Hurricane Ian has caused an island-wide blackout in Cuba this year making the government deal with a deepening energy crisis and growing discontent among Cubans.

The Caribbean island is again in the middle of an escalating tug-of-war between the United States, and Russia.

Russian oil has rushed onto the island, relieving severe blackouts, just as Cuba is pleading with the Biden administration to relax U.S. sanctions that it claims to hinder storm recovery efforts.

Since the commencement of the Ukraine crisis, Russia has delivered an estimated $352 million worth of oil to Cuba, the country's largest inflow this century, said reports.

In an increasingly complex geopolitical situation, the island nation has been left with its hands tied.

The deepening energy crisis is a major concern for Cuba. Foreign oil has been the country's primary energy source for decades.

Before the Soviet Union collapsed in 1991, the Soviets sold Cuban oil for a significant discount to market prices. Later, during the height of its oil boom, Cuba struck a similar agreement with communist ally Venezuela, providing Cuban doctors in exchange for cheaper petroleum.

Since Venezuela has fallen into its own crisis, though, Cuba has been left short on both oil and a way to pay for it.

Despite speculation that Venezuela may be fronting part of the costs, Cuba’s Deputy Foreign Affairs Minister Carlos Cossío told The Associated Press in an interview Wednesday that “Cuba, of course, pays.”

Key power plants, however, slowly deteriorated over years of postponed maintenance. The Cuban government struggled to develop its own energy industry and utilize the island's solar and wind energy resources.

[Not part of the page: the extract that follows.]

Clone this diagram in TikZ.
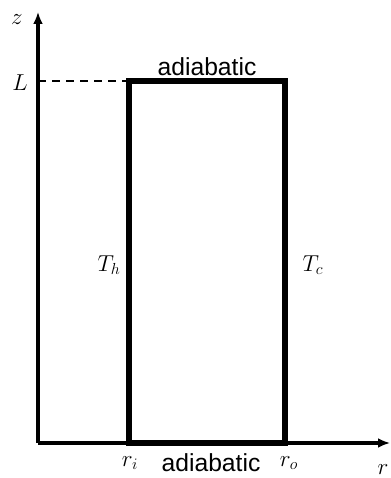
\documentclass[tikz,border=0pt]{standalone}
\usepackage{fontspec}
\setmainfont{Liberation Sans}
\usepackage{xcolor}
\usepackage{tikz}
\usetikzlibrary{arrows.meta}
\tikzset{
  axis/.style={draw=black,line width=2.6pt,-{Latex[length=9pt,width=7.5pt]}},
  wall/.style={draw=black,line width=4.2pt},
  guide/.style={draw=black,dash pattern=on 6pt off 4.5pt,line width=1.4pt},
  mathlabel/.style={font=\fontsize{17.28}{20}\selectfont,inner sep=0pt},
  textlabel/.style={font=\fontsize{18.5}{22}\selectfont,inner sep=0pt}
}

\begin{document}
\begin{tikzpicture}[x=0.75pt,y=0.75pt]
  \useasboundingbox (0,0) rectangle (390,478);
  \coordinate (o) at (38,35);
  \coordinate (ztip) at (38,466);
  \coordinate (rtip) at (390,35);
  \coordinate (ri) at (129,35);
  \coordinate (ro) at (285,35);
  \coordinate (li) at (129,397);
  \coordinate (lo) at (285,397);
  \coordinate (lz) at (38,397);
  \draw[guide] (lz)--(li);
  \draw[wall] (ri)--(li)--(lo)--(ro)--cycle;
  \draw[axis] (o)--(ztip);
  \draw[axis] (o)--(rtip);
  \node[mathlabel] (zlab) at (17,458) {$z$};
  \node[mathlabel] (llab) at (20,395) {$L$};
  \node[mathlabel] (rlab) at (383,8) {$r$};
  \node[mathlabel] (rilab) at (130,15) {$r_i$};
  \node[mathlabel] (rolab) at (289,15) {$r_o$};
  \node[mathlabel] (th) at (109,213) {$T_h$};
  \node[mathlabel] (tc) at (313,213) {$T_c$};
  \node[textlabel] (topad) at (207,411) {adiabatic};
  \node[textlabel] (botad) at (211,15) {adiabatic};
\end{tikzpicture}
\end{document}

Cuba blames the lack of investment on American sanctions meant to cripple the nation’s economy.

The American embargo stretches back to the Cold War, though Cuba had a brief respite during the Obama administration. Restrictions came back into full force under the Trump administration, exacerbating economic turmoil caused by COVID-19.

While President Joe Biden has eased certain sanctions, many of the measures have stayed in place.

Cuba's economic troubles are attributed by American officials and critics to poor leadership and a failure to support the country's private sector.